The Air Force’s Space Fence program is ready to award a contract — as soon as a major Pentagon review clears it to move forward.
“I can tell you from a personal perspective it’s a high priority for Air Force Space Command, and I think for the nation in terms of space situational awareness,” Gen. William Shelton, the head of Air Force Space Command, told a Capitol Hill breakfast in mid-July. “So we’re hopeful that we’ll get authority to award that contract very shortly.”
The program is in stasis while awaiting the results of the Strategic Choices and Management Review, a Pentagon-wide study on how budget cuts of $100 billion, $300 billion and $500 billion, spread over a decade-long period, will impact the Defense Department and its mission.

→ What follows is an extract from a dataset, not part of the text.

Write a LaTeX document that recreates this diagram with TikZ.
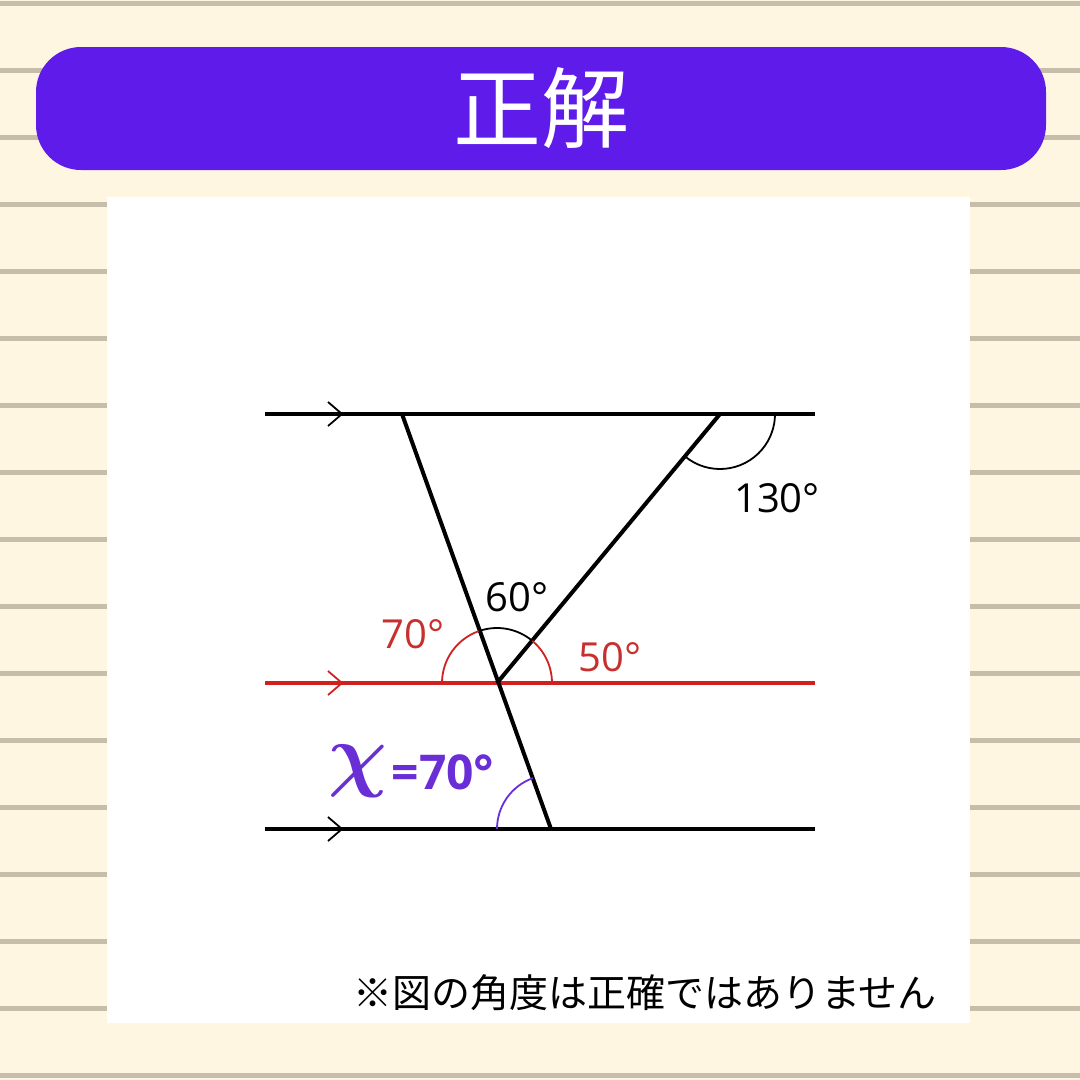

The findings of the study will help inform the 2014 Quadrennial Defense Review and the 2015 budget.
“The only thing we’re waiting on is the clearance from [Frank Kendall, the Pentagon’s top acquisition official] to go ahead and award the contract,” Shelton said.
Shelton called the decision to hold off on awarding the Space Fence contract a “smart management decision” that avoids awarding a contract that may need to be terminated as a result of the review. But with no real options to replace the program’s capability, “we have to get moving on the Space Fence pretty quick.”

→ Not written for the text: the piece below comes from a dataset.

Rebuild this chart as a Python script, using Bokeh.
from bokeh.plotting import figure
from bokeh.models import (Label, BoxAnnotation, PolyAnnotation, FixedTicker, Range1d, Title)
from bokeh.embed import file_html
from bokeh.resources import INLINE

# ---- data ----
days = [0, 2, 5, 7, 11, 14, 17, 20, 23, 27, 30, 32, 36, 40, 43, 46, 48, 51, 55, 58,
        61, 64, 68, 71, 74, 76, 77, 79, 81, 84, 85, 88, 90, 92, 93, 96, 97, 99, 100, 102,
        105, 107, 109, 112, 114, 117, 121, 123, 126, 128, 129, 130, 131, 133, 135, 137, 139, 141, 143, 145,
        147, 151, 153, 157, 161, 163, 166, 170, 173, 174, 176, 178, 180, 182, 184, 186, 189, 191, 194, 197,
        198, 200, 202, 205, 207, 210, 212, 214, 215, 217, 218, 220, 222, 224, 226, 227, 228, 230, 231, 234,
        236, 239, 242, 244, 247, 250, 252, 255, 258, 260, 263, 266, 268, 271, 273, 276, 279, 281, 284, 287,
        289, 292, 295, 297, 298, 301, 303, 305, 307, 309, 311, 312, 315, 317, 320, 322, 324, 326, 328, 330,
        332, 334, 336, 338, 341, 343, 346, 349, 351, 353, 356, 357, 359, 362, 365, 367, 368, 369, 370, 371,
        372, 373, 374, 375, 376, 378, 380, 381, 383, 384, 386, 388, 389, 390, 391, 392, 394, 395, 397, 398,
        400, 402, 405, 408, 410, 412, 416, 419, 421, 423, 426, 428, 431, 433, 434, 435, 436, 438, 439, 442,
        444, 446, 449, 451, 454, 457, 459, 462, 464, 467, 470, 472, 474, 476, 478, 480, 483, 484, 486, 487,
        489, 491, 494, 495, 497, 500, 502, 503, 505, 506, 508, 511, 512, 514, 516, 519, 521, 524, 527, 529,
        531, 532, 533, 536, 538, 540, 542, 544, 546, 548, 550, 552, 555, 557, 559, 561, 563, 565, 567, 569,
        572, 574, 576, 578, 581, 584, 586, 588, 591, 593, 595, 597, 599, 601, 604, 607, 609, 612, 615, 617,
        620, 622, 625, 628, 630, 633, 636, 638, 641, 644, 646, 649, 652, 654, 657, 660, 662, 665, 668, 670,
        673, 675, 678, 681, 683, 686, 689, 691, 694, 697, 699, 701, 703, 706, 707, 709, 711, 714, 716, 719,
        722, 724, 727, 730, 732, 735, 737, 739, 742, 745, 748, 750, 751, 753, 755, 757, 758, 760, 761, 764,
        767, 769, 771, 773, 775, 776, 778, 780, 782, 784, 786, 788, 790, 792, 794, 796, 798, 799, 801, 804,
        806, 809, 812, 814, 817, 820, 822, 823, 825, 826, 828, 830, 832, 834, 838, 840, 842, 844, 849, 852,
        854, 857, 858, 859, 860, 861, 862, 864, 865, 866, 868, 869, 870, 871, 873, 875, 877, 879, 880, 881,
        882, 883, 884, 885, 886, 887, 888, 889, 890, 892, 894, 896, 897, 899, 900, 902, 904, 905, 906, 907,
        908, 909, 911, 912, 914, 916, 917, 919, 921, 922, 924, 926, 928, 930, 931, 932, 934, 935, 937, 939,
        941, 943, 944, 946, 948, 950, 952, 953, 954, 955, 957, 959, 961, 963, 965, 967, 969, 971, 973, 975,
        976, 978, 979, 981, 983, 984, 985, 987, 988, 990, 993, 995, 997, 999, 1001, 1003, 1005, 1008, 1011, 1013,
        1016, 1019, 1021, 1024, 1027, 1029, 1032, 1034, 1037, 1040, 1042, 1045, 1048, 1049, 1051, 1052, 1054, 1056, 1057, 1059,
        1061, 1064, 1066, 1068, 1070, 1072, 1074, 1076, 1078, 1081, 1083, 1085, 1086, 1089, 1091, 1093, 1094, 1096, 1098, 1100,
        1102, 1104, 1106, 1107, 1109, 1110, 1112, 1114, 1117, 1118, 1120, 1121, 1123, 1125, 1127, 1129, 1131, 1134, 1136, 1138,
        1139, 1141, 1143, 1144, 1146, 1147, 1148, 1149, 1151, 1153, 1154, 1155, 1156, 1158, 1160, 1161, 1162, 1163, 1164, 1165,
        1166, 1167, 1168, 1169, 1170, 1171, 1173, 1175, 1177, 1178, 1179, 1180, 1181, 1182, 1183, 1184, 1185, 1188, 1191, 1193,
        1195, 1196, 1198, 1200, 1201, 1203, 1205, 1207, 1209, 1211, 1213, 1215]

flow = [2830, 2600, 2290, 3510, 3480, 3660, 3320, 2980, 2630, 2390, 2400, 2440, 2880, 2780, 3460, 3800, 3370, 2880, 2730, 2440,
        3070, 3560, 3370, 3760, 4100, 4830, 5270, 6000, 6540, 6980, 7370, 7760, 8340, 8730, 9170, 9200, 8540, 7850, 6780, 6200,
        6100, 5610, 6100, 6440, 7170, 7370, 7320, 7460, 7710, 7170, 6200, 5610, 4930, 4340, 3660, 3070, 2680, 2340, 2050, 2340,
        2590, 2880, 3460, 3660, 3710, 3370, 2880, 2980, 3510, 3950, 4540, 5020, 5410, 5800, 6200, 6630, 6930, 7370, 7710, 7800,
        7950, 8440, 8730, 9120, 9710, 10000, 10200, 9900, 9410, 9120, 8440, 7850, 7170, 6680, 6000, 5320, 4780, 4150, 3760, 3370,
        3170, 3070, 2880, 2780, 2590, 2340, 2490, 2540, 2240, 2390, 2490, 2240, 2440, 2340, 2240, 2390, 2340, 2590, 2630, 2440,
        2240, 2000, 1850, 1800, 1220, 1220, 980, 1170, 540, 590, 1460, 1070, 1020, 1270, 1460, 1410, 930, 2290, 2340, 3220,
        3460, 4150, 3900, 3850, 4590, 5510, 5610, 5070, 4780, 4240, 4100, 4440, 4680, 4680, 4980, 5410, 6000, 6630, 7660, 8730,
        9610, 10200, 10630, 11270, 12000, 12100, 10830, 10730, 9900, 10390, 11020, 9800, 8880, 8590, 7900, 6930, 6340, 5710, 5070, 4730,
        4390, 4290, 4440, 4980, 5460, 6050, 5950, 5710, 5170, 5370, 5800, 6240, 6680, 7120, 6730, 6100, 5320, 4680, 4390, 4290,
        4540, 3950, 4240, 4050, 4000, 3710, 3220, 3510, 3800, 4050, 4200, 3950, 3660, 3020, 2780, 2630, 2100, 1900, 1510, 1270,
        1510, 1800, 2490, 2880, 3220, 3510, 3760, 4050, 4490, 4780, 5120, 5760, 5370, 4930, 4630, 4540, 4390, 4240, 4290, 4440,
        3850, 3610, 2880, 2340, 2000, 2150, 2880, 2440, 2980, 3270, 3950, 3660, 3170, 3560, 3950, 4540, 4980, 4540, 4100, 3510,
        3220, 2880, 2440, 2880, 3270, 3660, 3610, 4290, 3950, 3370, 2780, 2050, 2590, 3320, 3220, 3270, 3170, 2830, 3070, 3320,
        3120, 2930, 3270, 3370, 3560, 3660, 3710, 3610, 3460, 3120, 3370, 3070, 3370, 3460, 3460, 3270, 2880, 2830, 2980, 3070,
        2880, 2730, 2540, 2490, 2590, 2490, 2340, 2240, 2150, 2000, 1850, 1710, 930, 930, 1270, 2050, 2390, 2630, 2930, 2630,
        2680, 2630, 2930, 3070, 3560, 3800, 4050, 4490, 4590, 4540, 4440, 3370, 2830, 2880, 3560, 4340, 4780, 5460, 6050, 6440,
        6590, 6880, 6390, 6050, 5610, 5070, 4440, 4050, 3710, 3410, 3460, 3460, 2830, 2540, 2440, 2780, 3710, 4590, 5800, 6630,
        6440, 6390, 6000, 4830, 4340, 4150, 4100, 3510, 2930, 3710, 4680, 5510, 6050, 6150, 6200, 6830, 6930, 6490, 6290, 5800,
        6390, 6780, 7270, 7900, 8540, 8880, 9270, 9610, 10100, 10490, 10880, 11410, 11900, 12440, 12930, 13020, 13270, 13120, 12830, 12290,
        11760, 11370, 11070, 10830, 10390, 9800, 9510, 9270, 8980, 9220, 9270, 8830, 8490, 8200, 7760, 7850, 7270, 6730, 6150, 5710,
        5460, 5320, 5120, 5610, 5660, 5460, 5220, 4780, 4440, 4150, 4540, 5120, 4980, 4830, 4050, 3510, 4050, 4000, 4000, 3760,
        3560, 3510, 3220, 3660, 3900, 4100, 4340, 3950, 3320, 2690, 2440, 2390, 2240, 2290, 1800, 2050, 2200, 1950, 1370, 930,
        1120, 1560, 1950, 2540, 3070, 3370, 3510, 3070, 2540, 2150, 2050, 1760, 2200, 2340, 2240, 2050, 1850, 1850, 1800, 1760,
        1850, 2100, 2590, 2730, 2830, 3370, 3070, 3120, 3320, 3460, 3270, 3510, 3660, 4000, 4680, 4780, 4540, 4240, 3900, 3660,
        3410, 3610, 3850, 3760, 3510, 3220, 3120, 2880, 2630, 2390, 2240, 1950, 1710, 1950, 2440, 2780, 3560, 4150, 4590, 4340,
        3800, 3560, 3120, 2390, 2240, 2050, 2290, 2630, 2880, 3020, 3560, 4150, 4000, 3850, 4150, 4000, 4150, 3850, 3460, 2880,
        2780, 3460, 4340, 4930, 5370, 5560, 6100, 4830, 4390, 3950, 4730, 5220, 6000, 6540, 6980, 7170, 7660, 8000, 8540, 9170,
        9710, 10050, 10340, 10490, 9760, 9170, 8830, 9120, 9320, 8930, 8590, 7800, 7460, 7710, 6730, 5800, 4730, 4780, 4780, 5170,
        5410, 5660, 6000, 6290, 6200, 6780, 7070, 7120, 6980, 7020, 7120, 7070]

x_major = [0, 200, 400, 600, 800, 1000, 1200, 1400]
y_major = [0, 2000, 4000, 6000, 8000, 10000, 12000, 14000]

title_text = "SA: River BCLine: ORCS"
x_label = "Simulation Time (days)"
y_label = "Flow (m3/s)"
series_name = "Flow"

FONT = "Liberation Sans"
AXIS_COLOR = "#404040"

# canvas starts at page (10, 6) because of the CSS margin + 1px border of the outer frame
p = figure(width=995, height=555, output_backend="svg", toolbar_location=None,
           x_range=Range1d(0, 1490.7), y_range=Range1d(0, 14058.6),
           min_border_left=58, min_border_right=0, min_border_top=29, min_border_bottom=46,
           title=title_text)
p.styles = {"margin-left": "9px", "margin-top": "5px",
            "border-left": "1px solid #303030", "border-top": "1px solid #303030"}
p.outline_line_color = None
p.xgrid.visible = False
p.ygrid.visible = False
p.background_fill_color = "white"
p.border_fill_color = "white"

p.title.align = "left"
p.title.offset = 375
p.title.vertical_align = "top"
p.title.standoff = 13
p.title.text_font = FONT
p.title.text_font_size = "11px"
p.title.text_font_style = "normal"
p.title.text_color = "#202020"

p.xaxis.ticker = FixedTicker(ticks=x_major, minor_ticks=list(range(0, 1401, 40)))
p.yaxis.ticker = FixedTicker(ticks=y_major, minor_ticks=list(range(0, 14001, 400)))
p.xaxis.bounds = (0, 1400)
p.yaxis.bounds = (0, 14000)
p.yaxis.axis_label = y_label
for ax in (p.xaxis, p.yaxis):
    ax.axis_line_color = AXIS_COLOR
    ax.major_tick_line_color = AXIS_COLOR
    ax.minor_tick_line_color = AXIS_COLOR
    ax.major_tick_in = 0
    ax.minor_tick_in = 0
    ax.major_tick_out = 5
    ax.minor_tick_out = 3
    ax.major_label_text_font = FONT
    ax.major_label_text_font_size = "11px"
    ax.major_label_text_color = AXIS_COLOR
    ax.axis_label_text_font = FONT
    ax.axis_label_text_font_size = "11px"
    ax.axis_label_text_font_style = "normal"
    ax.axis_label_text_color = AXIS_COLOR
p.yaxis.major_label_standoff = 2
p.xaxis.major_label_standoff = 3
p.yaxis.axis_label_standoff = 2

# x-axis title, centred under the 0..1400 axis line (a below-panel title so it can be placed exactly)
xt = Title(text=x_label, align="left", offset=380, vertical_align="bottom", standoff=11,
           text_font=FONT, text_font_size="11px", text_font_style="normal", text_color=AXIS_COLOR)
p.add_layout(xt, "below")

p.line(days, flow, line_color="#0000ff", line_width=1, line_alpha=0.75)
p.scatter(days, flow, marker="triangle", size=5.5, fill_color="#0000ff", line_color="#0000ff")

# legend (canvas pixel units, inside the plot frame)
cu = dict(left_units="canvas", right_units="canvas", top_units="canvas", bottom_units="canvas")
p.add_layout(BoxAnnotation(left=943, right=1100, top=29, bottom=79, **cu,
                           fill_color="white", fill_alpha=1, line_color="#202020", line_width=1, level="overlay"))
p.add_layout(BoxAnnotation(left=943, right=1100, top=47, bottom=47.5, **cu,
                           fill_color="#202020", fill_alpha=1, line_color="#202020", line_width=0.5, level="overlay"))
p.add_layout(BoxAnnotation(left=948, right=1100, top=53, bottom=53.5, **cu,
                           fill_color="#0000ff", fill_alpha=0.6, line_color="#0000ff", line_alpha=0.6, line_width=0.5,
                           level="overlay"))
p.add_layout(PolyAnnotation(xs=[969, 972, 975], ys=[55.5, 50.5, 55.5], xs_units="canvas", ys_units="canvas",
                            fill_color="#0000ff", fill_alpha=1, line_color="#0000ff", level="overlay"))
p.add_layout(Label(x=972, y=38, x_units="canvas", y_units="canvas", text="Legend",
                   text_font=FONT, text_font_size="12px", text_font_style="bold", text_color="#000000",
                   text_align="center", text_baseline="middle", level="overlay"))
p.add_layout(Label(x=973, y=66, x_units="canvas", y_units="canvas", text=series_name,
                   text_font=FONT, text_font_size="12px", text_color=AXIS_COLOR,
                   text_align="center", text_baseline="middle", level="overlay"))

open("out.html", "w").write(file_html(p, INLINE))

The Space Fence is the center of the Air Force’s upgrade of space situational awareness. Shelton has previously estimated that the Pentagon tracks “less than 5 percent” of the roughly 500,000 objects floating in space, much of that uncontrollable “space debris” that need to be monitored to avoid collisions with U.S. assets. An Air Force press release says the program will be able to “detect, track and measure an object the size of a softball orbiting more than 1,200 miles in space.”
The program consists of a ground-based S-band radar system stationed on Kwajalein Island, part of the Republic of the Marshall Islands. Because of the planet’s rotation, the stationary radar creates a “fence” that will cover the entirety of space over the course of a day.
The fence will replace the aging Air Force Space Surveillance System, which consists of three transmitter stations and six receiving stations across the southern portion of the U.S.
Raytheon and Lockheed Martin are in competition for the program.